FAQ

What is the objective of TopCrunch?

The objective of TopCrunch is to track the aggregate performance trends of high performance computer systems and engineering software. Instead of using a synthetic benchmark, actual engineering software applications are used with real data and are run on high performance computer systems.

Who runs TopCrunch?

Prof. David Benson at UCSD runs TopCrunch, with support from his students, post-docs, research engineers, and web site support from the Jacobs School of Engineering.

How do I contact TopCrunch?

For web site related problems, click on “webmaster” at the bottom of the page. For issues associated with the benchmarks themselves, contact dbenson@ucsd.edu.

Who funds TopCrunch?

TopCrunch is supported by DARPA HPCS through a subcontract from the USC Information Sciences Institute.

Why do you use production codes for the benchmarks?

The objective is to track the aggregate computing performance available to scientists and engineers. Synthetic benchmarks are usually more highly optimized than production codes because they are much smaller and simpler codes, and therefore don’t reflect real world performance. Research codes are generally not available to the broad range of people we would like to see perform the benchmarks, lack the breadth we are seeking, and the limited resources of the developers means that they can’t provide the support required for non-specialists to use them.

How are the benchmark codes chosen?

The benchmarks are chosen to reflect the types of calculations performed in the mechanical and aerospace communities. Therefore, codes associated with structural dynamics (LS-DYNA), fluid flow (CTH), and materials science (SPaSM) have been chosen. These codes have different challenges to address in terms of domain decomposition, message passing, load balancing, and dynamic memory allocation that makes the comparison of their relative scaling interesting. Additional codes may be added in the future.

How are the benchmarks problems chosen?

The benchmark problems are chosen to reflect current engineering practice in the real world, and to have a structure that allows them to be scaled up as computer performance grows. The problems are not intended to be optimal analyses, i.e., the fastest possible choice of options to achieve a particular solution, because engineers rarely have time to optimize their analyses in real life. For example, the accuracy of the stress distribution in a structural element increases with the number of Gaussian quadrature points, but at the expense of speed. For a given level of accuracy, there is, therefore, a choice that maximizes speed. It is, however, common engineering practice to use more points than absolutely necessary because an inaccurate solution will require rerunning the analysis, which effectively doubles its cost and more than doubles the wall clock time to get an acceptable answer. The same general observation holds true for many other analysis choices to be made.

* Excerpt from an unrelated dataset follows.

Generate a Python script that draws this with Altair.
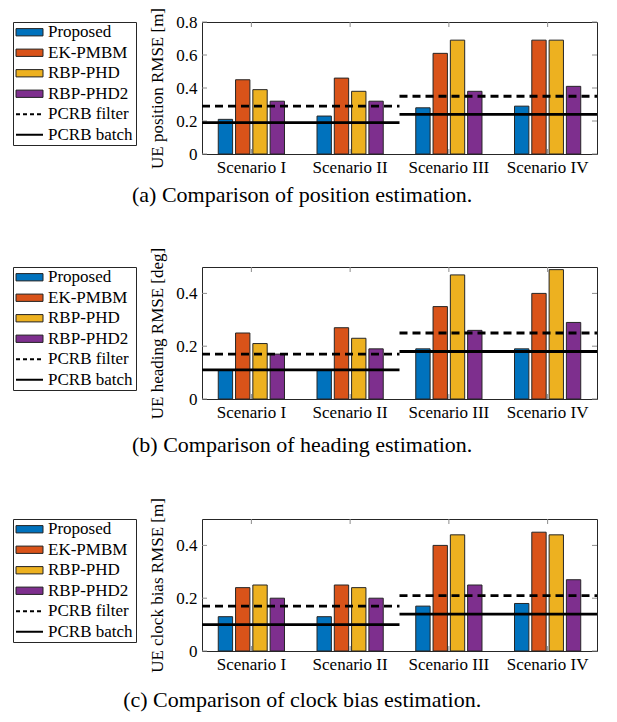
import altair as alt
import pandas as pd

scenarios = ["Scenario I", "Scenario II", "Scenario III", "Scenario IV"]
methods = ["Proposed", "EK-PMBM", "RBP-PHD", "RBP-PHD2"]
colors = ["#0072BD", "#D95319", "#EDB120", "#7E2F8E"]
legend_names = methods + ["PCRB filter", "PCRB batch"]
legend_kinds = ["bar", "bar", "bar", "bar", "filter", "batch"]

# segment extents of the PCRB lines (scenario index units)
seg_start = [0, 2]
seg_end = [2, 4]

# (a) position
pos_proposed = [0.21, 0.23, 0.28, 0.29]
pos_ekpmbm = [0.45, 0.46, 0.61, 0.69]
pos_rbpphd = [0.39, 0.38, 0.69, 0.69]
pos_rbpphd2 = [0.32, 0.32, 0.38, 0.41]
pos_filter = [0.29, 0.35]
pos_batch = [0.19, 0.24]
pos_ticks = [0, 0.2, 0.4, 0.6, 0.8]

# (b) heading
head_proposed = [0.11, 0.11, 0.19, 0.19]
head_ekpmbm = [0.25, 0.27, 0.35, 0.40]
head_rbpphd = [0.21, 0.23, 0.47, 0.49]
head_rbpphd2 = [0.17, 0.19, 0.26, 0.29]
head_filter = [0.17, 0.25]
head_batch = [0.11, 0.18]
head_ticks = [0, 0.2, 0.4]

# (c) clock bias
clk_proposed = [0.13, 0.13, 0.17, 0.18]
clk_ekpmbm = [0.24, 0.25, 0.40, 0.45]
clk_rbpphd = [0.25, 0.24, 0.44, 0.44]
clk_rbpphd2 = [0.20, 0.20, 0.25, 0.27]
clk_filter = [0.17, 0.21]
clk_batch = [0.10, 0.14]
clk_ticks = [0, 0.2, 0.4]

FONT = "Liberation Serif"
W, H = 395, 132
TICK_COLOR = "#8c8c8c"


def legend_chart():
    df = pd.DataFrame({"name": legend_names, "kind": legend_kinds})
    yenc = alt.Y("name:N", sort=legend_names, axis=None,
                 scale=alt.Scale(domain=legend_names, paddingInner=0, paddingOuter=0.23))
    base = alt.Chart(df).encode(y=yenc)
    sym_bar = base.transform_filter("datum.kind == 'bar'").mark_point(
        shape="M-1,-0.27H1V0.27H-1Z", filled=True, size=729, stroke="#222222",
        strokeWidth=1, opacity=1
    ).encode(
        x=alt.value(16.5),
        fill=alt.Fill("name:N", scale=alt.Scale(domain=methods, range=colors), legend=None),
    )
    sym_line = base.transform_filter("datum.kind != 'bar'").mark_point(
        shape="M-1,0H1", size=729, filled=False, color="black", strokeWidth=2, opacity=1
    ).encode(
        x=alt.value(16.5),
        strokeDash=alt.StrokeDash("kind:N", scale=alt.Scale(domain=["filter", "batch"],
                                                              range=[[4, 3], [1, 0]]), legend=None),
    )
    text = base.mark_text(align="left", baseline="middle", font=FONT, fontSize=17,
                          color="black").encode(x=alt.value(35), text="name:N")
    return alt.layer(sym_bar, sym_line, text).properties(width=123, height=123)


def panel(series, filt, batch, ymax, yticks, ytitle, caption, cap_offset):
    rows = []
    for m, vals in zip(methods, series):
        for s, v in zip(scenarios, vals):
            rows.append({"scenario": s, "method": m, "value": v})
    bars_df = pd.DataFrame(rows)
    lines_df = pd.DataFrame({"start": seg_start, "end": seg_end, "filter": filt, "batch": batch})
    ticks_df = pd.DataFrame({"tick": yticks})
    scen_df = pd.DataFrame({"scenario": scenarios})

    yscale = alt.Scale(domain=[0, ymax], nice=False, zero=True)
    yaxis = alt.Axis(values=yticks, title=ytitle, labelPadding=5, titlePadding=9,
                     labelExpr="datum.value == 0 ? '0' : format(datum.value, '.1f')")
    xscale = alt.Scale(domain=scenarios, paddingInner=0, paddingOuter=0)

    bars = alt.Chart(bars_df).mark_bar(stroke="#262626", strokeWidth=1).encode(
        x=alt.X("scenario:N", sort=scenarios, scale=xscale,
                axis=alt.Axis(title=None, labelAngle=0, labelPadding=5)),
        xOffset=alt.XOffset("method:N", sort=methods,
                            scale=alt.Scale(domain=methods, paddingInner=0.17, paddingOuter=0.94)),
        y=alt.Y("value:Q", scale=yscale, axis=yaxis, title=ytitle),
        fill=alt.Fill("method:N", scale=alt.Scale(domain=methods, range=colors), legend=None),
    )
    qx = alt.X("start:Q", scale=alt.Scale(domain=[0, 4], nice=False, zero=False), axis=None)
    line_f = alt.Chart(lines_df).mark_rule(color="black", strokeWidth=2.8, strokeDash=[8, 5]).encode(
        x=qx, x2="end:Q", y=alt.Y("filter:Q", scale=yscale, axis=yaxis, title=ytitle))
    line_b = alt.Chart(lines_df).mark_rule(color="black", strokeWidth=2.8).encode(
        x=qx, x2="end:Q", y=alt.Y("batch:Q", scale=yscale, axis=yaxis, title=ytitle))

    tick_y = alt.Y("tick:Q", scale=yscale, axis=yaxis, title=ytitle)
    lt = alt.Chart(ticks_df).mark_rule(color=TICK_COLOR, strokeWidth=1).encode(
        y=tick_y, x=alt.value(0), x2=alt.value(5))
    rt = alt.Chart(ticks_df).mark_rule(color=TICK_COLOR, strokeWidth=1).encode(
        y=tick_y, x=alt.value(W - 5), x2=alt.value(W))
    sx = alt.X("scenario:N", sort=scenarios, scale=xscale, axis=None)
    tt = alt.Chart(scen_df).mark_rule(color=TICK_COLOR, strokeWidth=1).encode(
        x=sx, y=alt.value(0), y2=alt.value(5))
    bt = alt.Chart(scen_df).mark_rule(color=TICK_COLOR, strokeWidth=1).encode(
        x=sx, y=alt.value(H - 5), y2=alt.value(H))

    plot = alt.layer(bars, lt, rt, tt, bt, line_f, line_b).resolve_scale(x="independent").properties(
        width=W, height=H)
    return alt.hconcat(legend_chart(), plot, spacing=66, bounds="flush").properties(
        title=alt.TitleParams(caption, orient="bottom", anchor="middle", fontSize=22, font=FONT,
                              fontWeight="normal", color="black", offset=cap_offset, dx=-3))


pa = panel([pos_proposed, pos_ekpmbm, pos_rbpphd, pos_rbpphd2], pos_filter, pos_batch, 0.8, pos_ticks,
           "UE position RMSE [m]", "(a) Comparison of position estimation.", 9)
pb = panel([head_proposed, head_ekpmbm, head_rbpphd, head_rbpphd2], head_filter, head_batch, 0.5,
           head_ticks, "UE heading RMSE [deg]", "(b) Comparison of heading estimation.", 14)
pc = panel([clk_proposed, clk_ekpmbm, clk_rbpphd, clk_rbpphd2], clk_filter, clk_batch, 0.5, clk_ticks,
           "UE clock bias RMSE [m]", "(c) Comparison of clock bias estimation.", 17)

lower = alt.vconcat(pb, pc, spacing=252, bounds="flush")
chart = alt.vconcat(pa, lower, spacing=245, bounds="flush").properties(
    padding={"left": 3, "top": -2, "right": 5, "bottom": 5}
).configure(font=FONT).configure_view(
    stroke="#262626", strokeWidth=1).configure_axis(
    labelFont=FONT, titleFont=FONT, labelFontSize=17, titleFontSize=17, titleFontWeight="normal",
    labelColor="black", titleColor="black", ticks=False, domain=False, grid=False)

chart.save("out.html", embed_options={"renderer": "svg", "actions": False})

How do I obtain the benchmark codes?

The codes are available directly from their authors, and are not available on this site. The contact information is given on the code description pages.

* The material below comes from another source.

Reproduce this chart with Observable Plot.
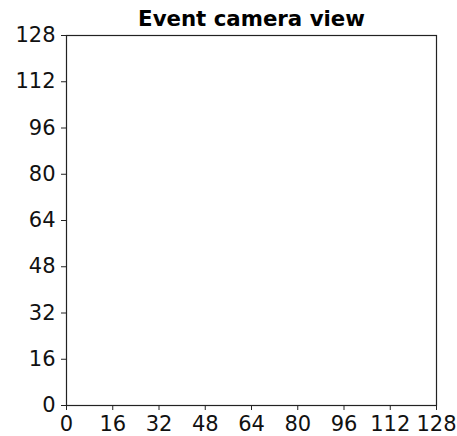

How do I run the benchmark problems?

The general command lines required for executing a program are given on the code description pages, along with pointers to additional documentation for the codes.

Can I change the problem data?

No! Aside from the number of processors, no changes are permitted. As discussed, the problems are chosen to represent current industrial practice, and are not optimized for performance. Our goal is to track software and hardware performance, not analyst performance!

How do I obtain technical support for running the problems?

Technical support for running the codes is available through the software providers. If a particular problem downloaded from this site doesn’t run, contact David Benson.

How do I submit the benchmark results?

Mail the ASCII output files from the analyses, which contain the timings, to Administrator. The entire file must be submitted, not just the timings.

How does TopCrunch prevent people from cheating?

We can’t. We try to avoid obvious cheating by requiring the ASCII output files, but we recognize that a determined cheater can readily edit the output. We reserve the right to withdraw or not post results that appear suspicious, and to require benchmarkers to provide additional proof such as the binary restart and plot files. But we explicitly don’t warranty the accuracy of the benchmark results. If you feel that results posted here are incorrect, please contact the Administrator.

Can I run the benchmark problems with my own code?

As one objective of the site is to track software advances, competition between codes is welcomed. However, in the interests of fairness, if you wish to have your results posted, you must

  1. Run a model that is identical in all respects to the benchmark model. This includes, but is not limited to, element formulation, the number of integration points, time step scaling, material models, and domain decomposition (including the specification of contact surfaces).
  2. Be willing to supply us with access to the results for verification and provide a version of the code to a platform of our choice under our control to run your data file and program independently at no cost to us.

Should I buy my computer based on the posted results?

We recognize that these results may be useful to some users in making basic decisions about their computing requirements. However, be aware of the following caveats:

  1. The performance of a computer is the result of many aspects of the system, including the chip, the available memory, the connection between the processors (e.g., Gigabit Ethernet vs. Myrinet), the version of the operating system, the version of MPI, and the particular version of the benchmark code.
  2. The performance is also subject to the particular circumstances under which it was performed, e.g., a benchmark run in a single user mode will usually be faster than one that was run with other users on the system.
  3. We explicitly don’t warranty the accuracy of the numbers posted on this site.